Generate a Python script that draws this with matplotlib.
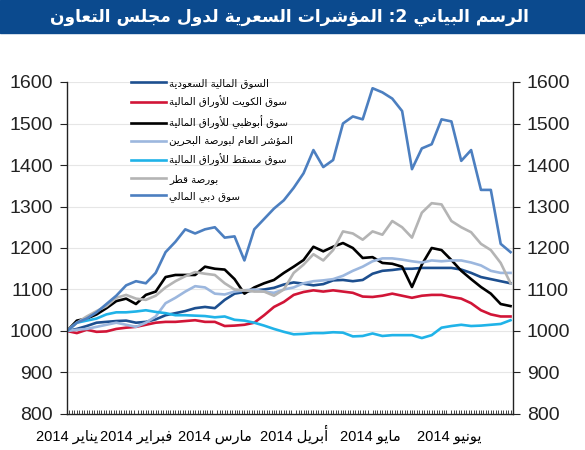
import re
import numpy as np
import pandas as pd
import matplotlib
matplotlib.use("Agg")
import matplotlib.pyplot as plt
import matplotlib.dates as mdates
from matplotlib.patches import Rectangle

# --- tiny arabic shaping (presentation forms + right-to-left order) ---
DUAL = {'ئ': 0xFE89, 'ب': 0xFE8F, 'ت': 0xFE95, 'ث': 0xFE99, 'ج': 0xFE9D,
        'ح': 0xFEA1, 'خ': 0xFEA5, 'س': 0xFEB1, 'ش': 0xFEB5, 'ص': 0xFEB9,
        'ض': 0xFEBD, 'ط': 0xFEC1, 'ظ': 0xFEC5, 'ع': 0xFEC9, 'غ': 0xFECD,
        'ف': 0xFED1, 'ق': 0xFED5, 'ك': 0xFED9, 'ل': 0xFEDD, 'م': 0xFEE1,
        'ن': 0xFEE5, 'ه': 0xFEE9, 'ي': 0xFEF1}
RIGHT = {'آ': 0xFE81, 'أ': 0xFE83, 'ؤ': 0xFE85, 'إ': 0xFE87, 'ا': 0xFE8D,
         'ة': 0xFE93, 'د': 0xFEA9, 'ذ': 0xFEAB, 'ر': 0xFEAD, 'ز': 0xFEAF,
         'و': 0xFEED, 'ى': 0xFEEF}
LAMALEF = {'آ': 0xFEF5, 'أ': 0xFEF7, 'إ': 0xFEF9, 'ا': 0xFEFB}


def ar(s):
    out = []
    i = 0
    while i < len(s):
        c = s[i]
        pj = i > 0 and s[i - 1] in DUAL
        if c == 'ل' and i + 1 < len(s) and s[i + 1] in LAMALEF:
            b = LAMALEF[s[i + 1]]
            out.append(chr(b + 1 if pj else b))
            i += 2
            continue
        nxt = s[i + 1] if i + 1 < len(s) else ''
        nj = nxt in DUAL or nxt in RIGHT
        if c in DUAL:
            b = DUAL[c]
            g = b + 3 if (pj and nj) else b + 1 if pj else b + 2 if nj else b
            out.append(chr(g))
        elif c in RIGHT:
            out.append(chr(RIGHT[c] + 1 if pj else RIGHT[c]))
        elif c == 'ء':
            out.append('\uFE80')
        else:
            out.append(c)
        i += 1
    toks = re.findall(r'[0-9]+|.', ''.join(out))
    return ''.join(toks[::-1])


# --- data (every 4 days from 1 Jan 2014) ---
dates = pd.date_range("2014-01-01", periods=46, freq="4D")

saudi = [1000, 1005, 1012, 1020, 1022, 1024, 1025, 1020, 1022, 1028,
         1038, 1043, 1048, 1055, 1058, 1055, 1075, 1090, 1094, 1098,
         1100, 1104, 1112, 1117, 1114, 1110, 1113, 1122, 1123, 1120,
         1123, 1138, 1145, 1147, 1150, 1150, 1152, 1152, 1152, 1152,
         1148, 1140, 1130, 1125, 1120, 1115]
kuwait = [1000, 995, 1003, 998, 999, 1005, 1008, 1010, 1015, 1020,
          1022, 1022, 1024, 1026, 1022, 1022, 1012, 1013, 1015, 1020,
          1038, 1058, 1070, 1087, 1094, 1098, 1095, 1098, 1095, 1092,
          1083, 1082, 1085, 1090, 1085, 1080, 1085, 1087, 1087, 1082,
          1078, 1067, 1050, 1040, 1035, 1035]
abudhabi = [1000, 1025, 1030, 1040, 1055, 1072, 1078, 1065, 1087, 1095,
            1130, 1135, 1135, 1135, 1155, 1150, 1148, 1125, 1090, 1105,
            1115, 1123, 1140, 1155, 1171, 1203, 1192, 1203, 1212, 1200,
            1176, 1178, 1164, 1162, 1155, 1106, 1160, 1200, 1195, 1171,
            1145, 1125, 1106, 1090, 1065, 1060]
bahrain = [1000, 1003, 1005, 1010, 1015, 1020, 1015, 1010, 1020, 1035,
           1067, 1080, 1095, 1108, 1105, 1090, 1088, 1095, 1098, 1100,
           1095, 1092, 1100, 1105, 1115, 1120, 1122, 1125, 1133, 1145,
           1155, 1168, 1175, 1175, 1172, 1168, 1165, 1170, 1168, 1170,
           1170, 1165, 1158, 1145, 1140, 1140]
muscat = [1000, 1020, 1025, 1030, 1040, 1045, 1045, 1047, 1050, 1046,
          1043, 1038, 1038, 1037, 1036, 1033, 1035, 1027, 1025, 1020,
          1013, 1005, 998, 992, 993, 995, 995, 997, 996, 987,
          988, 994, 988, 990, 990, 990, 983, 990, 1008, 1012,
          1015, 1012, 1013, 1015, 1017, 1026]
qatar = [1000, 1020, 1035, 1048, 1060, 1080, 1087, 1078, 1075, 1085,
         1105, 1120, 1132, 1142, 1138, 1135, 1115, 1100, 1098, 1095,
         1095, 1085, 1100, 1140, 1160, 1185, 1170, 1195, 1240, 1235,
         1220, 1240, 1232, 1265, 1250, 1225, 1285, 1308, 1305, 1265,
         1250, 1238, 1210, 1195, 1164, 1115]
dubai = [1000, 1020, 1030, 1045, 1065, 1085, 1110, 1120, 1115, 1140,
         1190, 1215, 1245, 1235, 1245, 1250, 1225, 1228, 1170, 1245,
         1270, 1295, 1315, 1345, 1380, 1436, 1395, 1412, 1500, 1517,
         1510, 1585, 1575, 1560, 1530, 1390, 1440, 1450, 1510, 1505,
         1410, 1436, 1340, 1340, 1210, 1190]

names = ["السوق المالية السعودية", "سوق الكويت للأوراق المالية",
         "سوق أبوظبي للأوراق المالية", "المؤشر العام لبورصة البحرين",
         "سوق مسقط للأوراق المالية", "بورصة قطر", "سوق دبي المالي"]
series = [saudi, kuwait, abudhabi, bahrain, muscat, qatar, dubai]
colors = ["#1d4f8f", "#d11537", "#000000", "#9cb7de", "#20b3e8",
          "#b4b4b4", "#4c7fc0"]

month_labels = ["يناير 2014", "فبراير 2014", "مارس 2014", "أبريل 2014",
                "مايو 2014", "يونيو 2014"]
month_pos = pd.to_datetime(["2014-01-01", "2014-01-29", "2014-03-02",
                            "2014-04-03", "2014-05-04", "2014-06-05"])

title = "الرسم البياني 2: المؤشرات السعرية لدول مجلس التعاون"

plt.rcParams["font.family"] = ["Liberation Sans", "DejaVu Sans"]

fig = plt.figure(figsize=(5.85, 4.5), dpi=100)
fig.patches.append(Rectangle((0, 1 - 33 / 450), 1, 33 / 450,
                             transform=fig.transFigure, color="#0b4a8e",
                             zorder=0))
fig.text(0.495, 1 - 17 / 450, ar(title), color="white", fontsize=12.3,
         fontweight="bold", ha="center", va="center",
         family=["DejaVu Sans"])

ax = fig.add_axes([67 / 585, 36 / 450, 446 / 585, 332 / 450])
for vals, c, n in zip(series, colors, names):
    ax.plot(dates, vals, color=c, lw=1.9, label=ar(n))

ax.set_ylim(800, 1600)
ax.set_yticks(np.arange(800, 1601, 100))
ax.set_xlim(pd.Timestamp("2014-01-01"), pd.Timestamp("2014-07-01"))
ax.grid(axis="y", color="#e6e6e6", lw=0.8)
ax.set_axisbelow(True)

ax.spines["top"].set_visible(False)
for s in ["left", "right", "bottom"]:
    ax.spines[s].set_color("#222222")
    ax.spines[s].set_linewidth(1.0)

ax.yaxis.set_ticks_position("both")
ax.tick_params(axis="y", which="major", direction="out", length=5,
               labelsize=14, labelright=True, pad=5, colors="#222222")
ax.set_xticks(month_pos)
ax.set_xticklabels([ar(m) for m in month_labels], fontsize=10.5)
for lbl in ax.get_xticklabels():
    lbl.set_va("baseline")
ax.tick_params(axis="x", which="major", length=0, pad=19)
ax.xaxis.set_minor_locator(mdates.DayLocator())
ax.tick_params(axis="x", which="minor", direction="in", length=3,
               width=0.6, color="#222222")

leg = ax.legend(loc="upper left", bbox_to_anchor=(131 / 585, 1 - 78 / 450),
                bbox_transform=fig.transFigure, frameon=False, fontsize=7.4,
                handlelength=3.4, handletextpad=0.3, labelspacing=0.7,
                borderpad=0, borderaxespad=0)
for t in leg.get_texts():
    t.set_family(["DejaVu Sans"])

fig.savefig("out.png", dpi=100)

=== GIVEN TASK ===
With all pictures left out, please transcribe exactly the lines from the start of the material through the line with "from matplotlib.patches import Rectangle".

=== THE ANSWER ===
Generate a Python script that draws this with matplotlib.
import re
import numpy as np
import pandas as pd
import matplotlib
matplotlib.use("Agg")
import matplotlib.pyplot as plt
import matplotlib.dates as mdates
from matplotlib.patches import Rectangle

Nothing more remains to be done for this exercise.